> [WHAT IS REQUIRED] Quote from the first line below through the line that contains "(m3) at (745,320)", both included, and leave the pictures out.

> [DATASET RECORDS]
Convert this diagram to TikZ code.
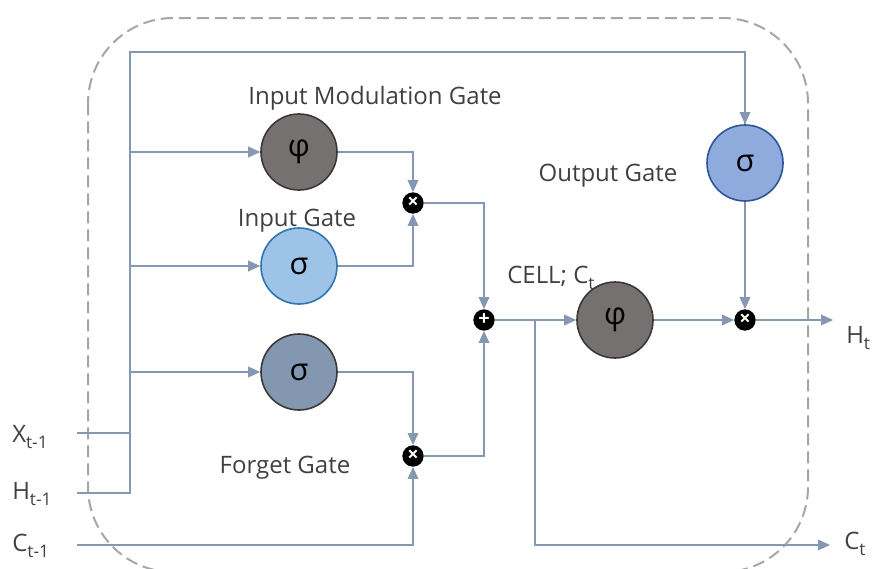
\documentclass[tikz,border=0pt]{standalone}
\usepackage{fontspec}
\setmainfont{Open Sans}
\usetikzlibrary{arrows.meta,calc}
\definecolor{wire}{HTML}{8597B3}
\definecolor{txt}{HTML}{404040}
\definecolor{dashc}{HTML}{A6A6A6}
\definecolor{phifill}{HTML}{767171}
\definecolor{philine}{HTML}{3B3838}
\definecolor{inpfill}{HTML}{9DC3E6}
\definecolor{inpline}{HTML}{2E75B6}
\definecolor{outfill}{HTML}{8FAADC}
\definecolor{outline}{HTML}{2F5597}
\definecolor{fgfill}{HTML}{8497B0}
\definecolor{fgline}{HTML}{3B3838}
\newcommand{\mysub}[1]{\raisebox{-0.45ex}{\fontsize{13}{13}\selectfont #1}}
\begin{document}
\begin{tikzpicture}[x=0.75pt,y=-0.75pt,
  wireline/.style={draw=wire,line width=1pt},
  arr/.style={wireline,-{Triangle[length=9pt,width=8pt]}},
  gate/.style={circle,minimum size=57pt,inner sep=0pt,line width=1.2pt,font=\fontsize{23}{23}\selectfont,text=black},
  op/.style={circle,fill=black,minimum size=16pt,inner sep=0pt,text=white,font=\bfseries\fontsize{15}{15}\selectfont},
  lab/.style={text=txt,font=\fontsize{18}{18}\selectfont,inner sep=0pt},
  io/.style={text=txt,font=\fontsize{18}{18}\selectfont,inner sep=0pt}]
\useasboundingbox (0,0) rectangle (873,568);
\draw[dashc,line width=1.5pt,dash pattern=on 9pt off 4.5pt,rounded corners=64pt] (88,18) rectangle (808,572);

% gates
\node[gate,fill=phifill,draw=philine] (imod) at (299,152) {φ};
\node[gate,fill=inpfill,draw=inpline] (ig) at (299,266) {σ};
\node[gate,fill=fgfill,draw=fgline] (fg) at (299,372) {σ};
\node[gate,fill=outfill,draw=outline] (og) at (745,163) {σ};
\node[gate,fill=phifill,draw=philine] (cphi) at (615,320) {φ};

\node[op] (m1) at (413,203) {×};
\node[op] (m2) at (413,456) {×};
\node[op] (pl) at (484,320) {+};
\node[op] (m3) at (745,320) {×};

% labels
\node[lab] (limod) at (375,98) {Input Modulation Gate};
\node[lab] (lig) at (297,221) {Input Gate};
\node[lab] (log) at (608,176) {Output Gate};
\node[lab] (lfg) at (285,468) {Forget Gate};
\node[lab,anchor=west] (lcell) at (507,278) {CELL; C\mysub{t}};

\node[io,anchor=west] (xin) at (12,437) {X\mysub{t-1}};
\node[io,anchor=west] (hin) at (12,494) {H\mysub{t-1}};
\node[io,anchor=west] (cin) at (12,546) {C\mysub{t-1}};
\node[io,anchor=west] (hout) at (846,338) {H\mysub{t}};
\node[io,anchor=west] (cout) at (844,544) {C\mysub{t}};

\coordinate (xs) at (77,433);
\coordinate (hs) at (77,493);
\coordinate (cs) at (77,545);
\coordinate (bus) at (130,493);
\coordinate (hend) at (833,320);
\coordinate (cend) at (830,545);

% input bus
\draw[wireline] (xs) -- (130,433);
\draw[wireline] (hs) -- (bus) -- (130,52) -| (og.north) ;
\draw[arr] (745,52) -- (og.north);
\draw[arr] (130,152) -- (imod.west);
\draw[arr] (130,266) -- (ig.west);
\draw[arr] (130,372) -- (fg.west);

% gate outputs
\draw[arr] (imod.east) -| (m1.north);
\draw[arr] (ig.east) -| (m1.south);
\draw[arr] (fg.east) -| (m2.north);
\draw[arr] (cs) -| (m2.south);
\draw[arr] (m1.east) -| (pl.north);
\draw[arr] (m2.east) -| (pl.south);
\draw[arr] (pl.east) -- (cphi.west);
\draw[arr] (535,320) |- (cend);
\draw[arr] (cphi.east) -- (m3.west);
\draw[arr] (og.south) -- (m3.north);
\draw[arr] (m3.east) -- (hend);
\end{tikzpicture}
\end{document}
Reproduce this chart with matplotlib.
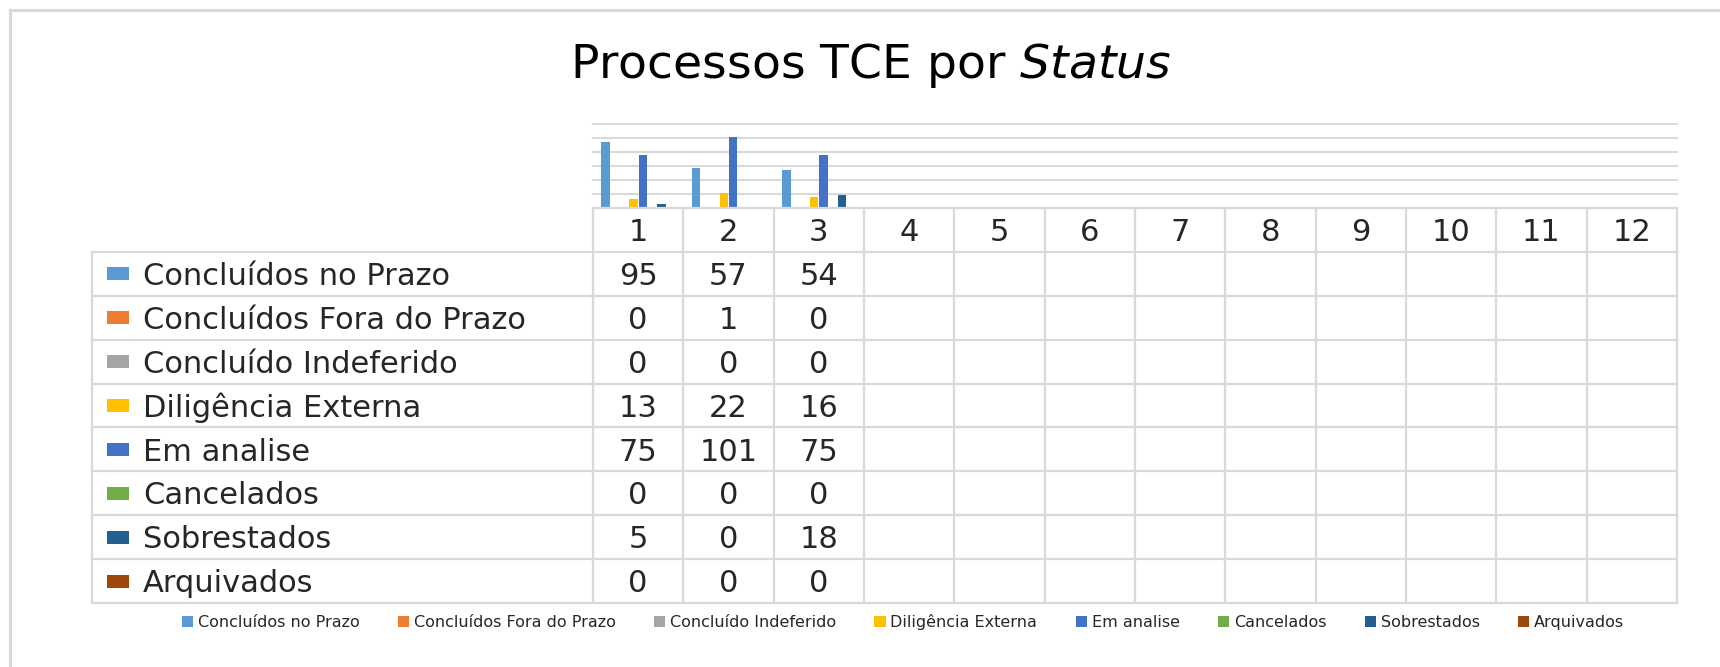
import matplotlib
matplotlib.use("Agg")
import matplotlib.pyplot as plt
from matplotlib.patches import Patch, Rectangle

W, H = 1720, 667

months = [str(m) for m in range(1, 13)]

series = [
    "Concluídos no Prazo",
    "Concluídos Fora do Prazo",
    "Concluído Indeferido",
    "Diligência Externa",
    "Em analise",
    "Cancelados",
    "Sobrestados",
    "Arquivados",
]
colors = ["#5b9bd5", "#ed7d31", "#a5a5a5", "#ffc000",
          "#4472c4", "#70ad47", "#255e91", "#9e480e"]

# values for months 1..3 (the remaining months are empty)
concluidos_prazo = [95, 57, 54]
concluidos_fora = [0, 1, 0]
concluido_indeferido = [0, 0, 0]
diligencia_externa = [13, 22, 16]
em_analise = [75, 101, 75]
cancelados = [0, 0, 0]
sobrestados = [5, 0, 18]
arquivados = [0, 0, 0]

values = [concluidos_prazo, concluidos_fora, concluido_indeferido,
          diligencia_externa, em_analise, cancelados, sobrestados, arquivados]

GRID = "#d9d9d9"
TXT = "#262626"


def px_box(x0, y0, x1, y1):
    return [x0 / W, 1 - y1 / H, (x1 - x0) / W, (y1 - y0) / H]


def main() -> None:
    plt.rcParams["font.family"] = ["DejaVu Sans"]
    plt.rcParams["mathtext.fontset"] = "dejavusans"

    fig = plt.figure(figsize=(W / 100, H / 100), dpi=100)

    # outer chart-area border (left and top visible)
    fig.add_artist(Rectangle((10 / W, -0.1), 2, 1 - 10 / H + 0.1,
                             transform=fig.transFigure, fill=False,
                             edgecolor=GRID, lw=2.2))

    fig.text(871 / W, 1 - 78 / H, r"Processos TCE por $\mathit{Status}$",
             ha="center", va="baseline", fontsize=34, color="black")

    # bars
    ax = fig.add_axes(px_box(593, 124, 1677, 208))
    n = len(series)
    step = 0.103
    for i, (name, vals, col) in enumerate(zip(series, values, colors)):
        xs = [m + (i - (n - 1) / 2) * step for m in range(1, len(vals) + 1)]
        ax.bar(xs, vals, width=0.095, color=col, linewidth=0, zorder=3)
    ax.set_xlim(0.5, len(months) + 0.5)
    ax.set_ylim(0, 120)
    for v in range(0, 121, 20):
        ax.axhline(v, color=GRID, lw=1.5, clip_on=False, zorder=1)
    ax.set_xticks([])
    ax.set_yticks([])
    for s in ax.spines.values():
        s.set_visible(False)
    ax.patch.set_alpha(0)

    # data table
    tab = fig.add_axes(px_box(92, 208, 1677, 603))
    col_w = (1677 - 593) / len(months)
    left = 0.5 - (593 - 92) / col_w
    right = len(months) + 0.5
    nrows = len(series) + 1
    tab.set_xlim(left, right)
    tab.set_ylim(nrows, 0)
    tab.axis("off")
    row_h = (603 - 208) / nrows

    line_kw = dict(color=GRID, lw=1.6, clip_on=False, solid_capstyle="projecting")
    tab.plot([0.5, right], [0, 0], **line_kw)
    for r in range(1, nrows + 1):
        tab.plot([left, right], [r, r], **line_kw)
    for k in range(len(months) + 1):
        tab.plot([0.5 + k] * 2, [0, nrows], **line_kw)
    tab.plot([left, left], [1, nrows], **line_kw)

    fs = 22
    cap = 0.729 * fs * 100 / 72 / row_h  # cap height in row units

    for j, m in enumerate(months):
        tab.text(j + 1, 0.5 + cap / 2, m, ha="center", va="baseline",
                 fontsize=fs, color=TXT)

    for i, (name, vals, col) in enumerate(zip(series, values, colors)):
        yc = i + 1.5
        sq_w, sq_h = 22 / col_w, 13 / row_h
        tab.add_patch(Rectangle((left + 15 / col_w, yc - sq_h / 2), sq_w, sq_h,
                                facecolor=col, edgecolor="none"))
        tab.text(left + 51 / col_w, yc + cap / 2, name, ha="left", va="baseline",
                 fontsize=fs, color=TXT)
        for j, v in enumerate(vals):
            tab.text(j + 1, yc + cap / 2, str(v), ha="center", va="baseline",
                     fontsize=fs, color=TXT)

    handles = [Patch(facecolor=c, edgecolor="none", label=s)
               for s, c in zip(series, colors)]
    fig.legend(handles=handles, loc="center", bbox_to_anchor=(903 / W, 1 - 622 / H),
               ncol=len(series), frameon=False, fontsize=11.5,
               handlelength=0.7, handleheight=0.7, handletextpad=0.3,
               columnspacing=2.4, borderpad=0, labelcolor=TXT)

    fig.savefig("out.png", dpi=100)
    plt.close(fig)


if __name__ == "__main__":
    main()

> [TASK ANSWER]
Convert this diagram to TikZ code.
\documentclass[tikz,border=0pt]{standalone}
\usepackage{fontspec}
\setmainfont{Open Sans}
\usetikzlibrary{arrows.meta,calc}
\definecolor{wire}{HTML}{8597B3}
\definecolor{txt}{HTML}{404040}
\definecolor{dashc}{HTML}{A6A6A6}
\definecolor{phifill}{HTML}{767171}
\definecolor{philine}{HTML}{3B3838}
\definecolor{inpfill}{HTML}{9DC3E6}
\definecolor{inpline}{HTML}{2E75B6}
\definecolor{outfill}{HTML}{8FAADC}
\definecolor{outline}{HTML}{2F5597}
\definecolor{fgfill}{HTML}{8497B0}
\definecolor{fgline}{HTML}{3B3838}
\newcommand{\mysub}[1]{\raisebox{-0.45ex}{\fontsize{13}{13}\selectfont #1}}
\begin{document}
\begin{tikzpicture}[x=0.75pt,y=-0.75pt,
  wireline/.style={draw=wire,line width=1pt},
  arr/.style={wireline,-{Triangle[length=9pt,width=8pt]}},
  gate/.style={circle,minimum size=57pt,inner sep=0pt,line width=1.2pt,font=\fontsize{23}{23}\selectfont,text=black},
  op/.style={circle,fill=black,minimum size=16pt,inner sep=0pt,text=white,font=\bfseries\fontsize{15}{15}\selectfont},
  lab/.style={text=txt,font=\fontsize{18}{18}\selectfont,inner sep=0pt},
  io/.style={text=txt,font=\fontsize{18}{18}\selectfont,inner sep=0pt}]
\useasboundingbox (0,0) rectangle (873,568);
\draw[dashc,line width=1.5pt,dash pattern=on 9pt off 4.5pt,rounded corners=64pt] (88,18) rectangle (808,572);

% gates
\node[gate,fill=phifill,draw=philine] (imod) at (299,152) {φ};
\node[gate,fill=inpfill,draw=inpline] (ig) at (299,266) {σ};
\node[gate,fill=fgfill,draw=fgline] (fg) at (299,372) {σ};
\node[gate,fill=outfill,draw=outline] (og) at (745,163) {σ};
\node[gate,fill=phifill,draw=philine] (cphi) at (615,320) {φ};

\node[op] (m1) at (413,203) {×};
\node[op] (m2) at (413,456) {×};
\node[op] (pl) at (484,320) {+};
\node[op] (m3) at (745,320) {×};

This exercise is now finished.